Task objective:
Copy every line, leaving nothing out and adding nothing.

Data:
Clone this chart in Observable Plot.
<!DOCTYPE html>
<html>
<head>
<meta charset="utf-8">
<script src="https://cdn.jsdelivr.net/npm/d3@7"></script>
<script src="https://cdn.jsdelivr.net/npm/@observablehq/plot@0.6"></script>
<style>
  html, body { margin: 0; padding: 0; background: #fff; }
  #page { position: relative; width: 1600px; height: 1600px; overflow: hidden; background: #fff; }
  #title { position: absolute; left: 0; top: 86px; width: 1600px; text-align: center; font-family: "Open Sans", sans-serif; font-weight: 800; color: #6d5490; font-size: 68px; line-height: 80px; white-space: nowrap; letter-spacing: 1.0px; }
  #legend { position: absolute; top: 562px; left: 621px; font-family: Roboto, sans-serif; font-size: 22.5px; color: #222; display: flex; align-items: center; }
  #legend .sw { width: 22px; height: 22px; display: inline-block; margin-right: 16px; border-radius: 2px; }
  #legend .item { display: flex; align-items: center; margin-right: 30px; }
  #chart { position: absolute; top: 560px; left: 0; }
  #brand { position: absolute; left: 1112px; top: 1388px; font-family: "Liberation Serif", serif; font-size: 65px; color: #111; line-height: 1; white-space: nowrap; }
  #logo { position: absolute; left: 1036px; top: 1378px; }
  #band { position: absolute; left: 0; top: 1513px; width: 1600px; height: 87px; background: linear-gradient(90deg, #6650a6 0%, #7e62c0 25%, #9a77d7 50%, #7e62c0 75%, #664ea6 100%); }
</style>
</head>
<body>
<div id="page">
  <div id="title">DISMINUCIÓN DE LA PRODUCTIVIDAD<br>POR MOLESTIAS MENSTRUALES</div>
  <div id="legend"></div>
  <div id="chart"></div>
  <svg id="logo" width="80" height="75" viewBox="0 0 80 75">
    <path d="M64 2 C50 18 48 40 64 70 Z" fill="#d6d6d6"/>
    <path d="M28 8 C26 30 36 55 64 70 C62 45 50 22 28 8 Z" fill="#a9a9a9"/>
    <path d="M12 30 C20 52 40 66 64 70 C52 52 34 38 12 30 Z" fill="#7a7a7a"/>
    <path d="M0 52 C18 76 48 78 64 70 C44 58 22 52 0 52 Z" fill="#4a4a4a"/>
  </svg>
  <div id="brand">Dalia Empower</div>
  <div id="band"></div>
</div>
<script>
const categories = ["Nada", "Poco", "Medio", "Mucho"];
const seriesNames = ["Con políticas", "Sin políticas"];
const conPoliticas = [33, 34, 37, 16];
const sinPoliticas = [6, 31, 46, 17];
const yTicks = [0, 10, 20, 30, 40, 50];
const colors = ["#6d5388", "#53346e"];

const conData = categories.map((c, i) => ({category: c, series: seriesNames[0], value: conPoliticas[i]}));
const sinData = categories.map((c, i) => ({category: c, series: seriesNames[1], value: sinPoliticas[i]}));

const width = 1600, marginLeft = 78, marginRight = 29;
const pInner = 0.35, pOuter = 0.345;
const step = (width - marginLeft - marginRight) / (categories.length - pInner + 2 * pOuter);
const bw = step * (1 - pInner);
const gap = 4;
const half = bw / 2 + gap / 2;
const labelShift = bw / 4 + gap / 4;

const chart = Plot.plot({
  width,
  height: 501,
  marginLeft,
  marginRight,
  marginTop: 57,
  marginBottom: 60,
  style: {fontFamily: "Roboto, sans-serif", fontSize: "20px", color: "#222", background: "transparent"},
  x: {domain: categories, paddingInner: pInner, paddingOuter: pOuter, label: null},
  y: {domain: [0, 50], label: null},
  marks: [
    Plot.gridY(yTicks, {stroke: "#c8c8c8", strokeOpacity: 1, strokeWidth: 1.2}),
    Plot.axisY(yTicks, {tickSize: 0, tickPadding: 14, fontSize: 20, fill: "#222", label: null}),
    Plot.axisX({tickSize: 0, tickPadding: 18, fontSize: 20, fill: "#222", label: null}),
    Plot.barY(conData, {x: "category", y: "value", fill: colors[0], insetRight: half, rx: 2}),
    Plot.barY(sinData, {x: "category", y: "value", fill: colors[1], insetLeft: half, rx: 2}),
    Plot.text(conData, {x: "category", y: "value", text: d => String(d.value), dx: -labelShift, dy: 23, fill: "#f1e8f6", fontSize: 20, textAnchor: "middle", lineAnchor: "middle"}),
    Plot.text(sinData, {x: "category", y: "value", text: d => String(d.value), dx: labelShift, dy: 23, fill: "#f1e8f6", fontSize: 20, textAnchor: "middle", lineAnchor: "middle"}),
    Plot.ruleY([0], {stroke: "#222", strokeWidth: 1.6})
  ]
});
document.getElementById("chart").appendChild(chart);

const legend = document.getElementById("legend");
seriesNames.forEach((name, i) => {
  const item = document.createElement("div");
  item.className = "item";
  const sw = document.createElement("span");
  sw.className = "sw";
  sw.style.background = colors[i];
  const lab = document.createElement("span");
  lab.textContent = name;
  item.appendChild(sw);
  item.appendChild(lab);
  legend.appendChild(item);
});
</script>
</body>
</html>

Output for this exercise:
Clone this chart in Observable Plot.
<!DOCTYPE html>
<html>
<head>
<meta charset="utf-8">
<script src="https://cdn.jsdelivr.net/npm/d3@7"></script>
<script src="https://cdn.jsdelivr.net/npm/@observablehq/plot@0.6"></script>
<style>
  html, body { margin: 0; padding: 0; background: #fff; }
  #page { position: relative; width: 1600px; height: 1600px; overflow: hidden; background: #fff; }
  #title { position: absolute; left: 0; top: 86px; width: 1600px; text-align: center; font-family: "Open Sans", sans-serif; font-weight: 800; color: #6d5490; font-size: 68px; line-height: 80px; white-space: nowrap; letter-spacing: 1.0px; }
  #legend { position: absolute; top: 562px; left: 621px; font-family: Roboto, sans-serif; font-size: 22.5px; color: #222; display: flex; align-items: center; }
  #legend .sw { width: 22px; height: 22px; display: inline-block; margin-right: 16px; border-radius: 2px; }
  #legend .item { display: flex; align-items: center; margin-right: 30px; }
  #chart { position: absolute; top: 560px; left: 0; }
  #brand { position: absolute; left: 1112px; top: 1388px; font-family: "Liberation Serif", serif; font-size: 65px; color: #111; line-height: 1; white-space: nowrap; }
  #logo { position: absolute; left: 1036px; top: 1378px; }
  #band { position: absolute; left: 0; top: 1513px; width: 1600px; height: 87px; background: linear-gradient(90deg, #6650a6 0%, #7e62c0 25%, #9a77d7 50%, #7e62c0 75%, #664ea6 100%); }
</style>
</head>
<body>
<div id="page">
  <div id="title">DISMINUCIÓN DE LA PRODUCTIVIDAD<br>POR MOLESTIAS MENSTRUALES</div>
  <div id="legend"></div>
  <div id="chart"></div>
  <svg id="logo" width="80" height="75" viewBox="0 0 80 75">
    <path d="M64 2 C50 18 48 40 64 70 Z" fill="#d6d6d6"/>
    <path d="M28 8 C26 30 36 55 64 70 C62 45 50 22 28 8 Z" fill="#a9a9a9"/>
    <path d="M12 30 C20 52 40 66 64 70 C52 52 34 38 12 30 Z" fill="#7a7a7a"/>
    <path d="M0 52 C18 76 48 78 64 70 C44 58 22 52 0 52 Z" fill="#4a4a4a"/>
  </svg>
  <div id="brand">Dalia Empower</div>
  <div id="band"></div>
</div>
<script>
const categories = ["Nada", "Poco", "Medio", "Mucho"];
const seriesNames = ["Con políticas", "Sin políticas"];
const conPoliticas = [33, 34, 37, 16];
const sinPoliticas = [6, 31, 46, 17];
const yTicks = [0, 10, 20, 30, 40, 50];
const colors = ["#6d5388", "#53346e"];

const conData = categories.map((c, i) => ({category: c, series: seriesNames[0], value: conPoliticas[i]}));
const sinData = categories.map((c, i) => ({category: c, series: seriesNames[1], value: sinPoliticas[i]}));

const width = 1600, marginLeft = 78, marginRight = 29;
const pInner = 0.35, pOuter = 0.345;
const step = (width - marginLeft - marginRight) / (categories.length - pInner + 2 * pOuter);
const bw = step * (1 - pInner);
const gap = 4;
const half = bw / 2 + gap / 2;
const labelShift = bw / 4 + gap / 4;

const chart = Plot.plot({
  width,
  height: 501,
  marginLeft,
  marginRight,
  marginTop: 57,
  marginBottom: 60,
  style: {fontFamily: "Roboto, sans-serif", fontSize: "20px", color: "#222", background: "transparent"},
  x: {domain: categories, paddingInner: pInner, paddingOuter: pOuter, label: null},
  y: {domain: [0, 50], label: null},
  marks: [
    Plot.gridY(yTicks, {stroke: "#c8c8c8", strokeOpacity: 1, strokeWidth: 1.2}),
    Plot.axisY(yTicks, {tickSize: 0, tickPadding: 14, fontSize: 20, fill: "#222", label: null}),
    Plot.axisX({tickSize: 0, tickPadding: 18, fontSize: 20, fill: "#222", label: null}),
    Plot.barY(conData, {x: "category", y: "value", fill: colors[0], insetRight: half, rx: 2}),
    Plot.barY(sinData, {x: "category", y: "value", fill: colors[1], insetLeft: half, rx: 2}),
    Plot.text(conData, {x: "category", y: "value", text: d => String(d.value), dx: -labelShift, dy: 23, fill: "#f1e8f6", fontSize: 20, textAnchor: "middle", lineAnchor: "middle"}),
    Plot.text(sinData, {x: "category", y: "value", text: d => String(d.value), dx: labelShift, dy: 23, fill: "#f1e8f6", fontSize: 20, textAnchor: "middle", lineAnchor: "middle"}),
    Plot.ruleY([0], {stroke: "#222", strokeWidth: 1.6})
  ]
});
document.getElementById("chart").appendChild(chart);

const legend = document.getElementById("legend");
seriesNames.forEach((name, i) => {
  const item = document.createElement("div");
  item.className = "item";
  const sw = document.createElement("span");
  sw.className = "sw";
  sw.style.background = colors[i];
  const lab = document.createElement("span");
  lab.textContent = name;
  item.appendChild(sw);
  item.appendChild(lab);
  legend.appendChild(item);
});
</script>
</body>
</html>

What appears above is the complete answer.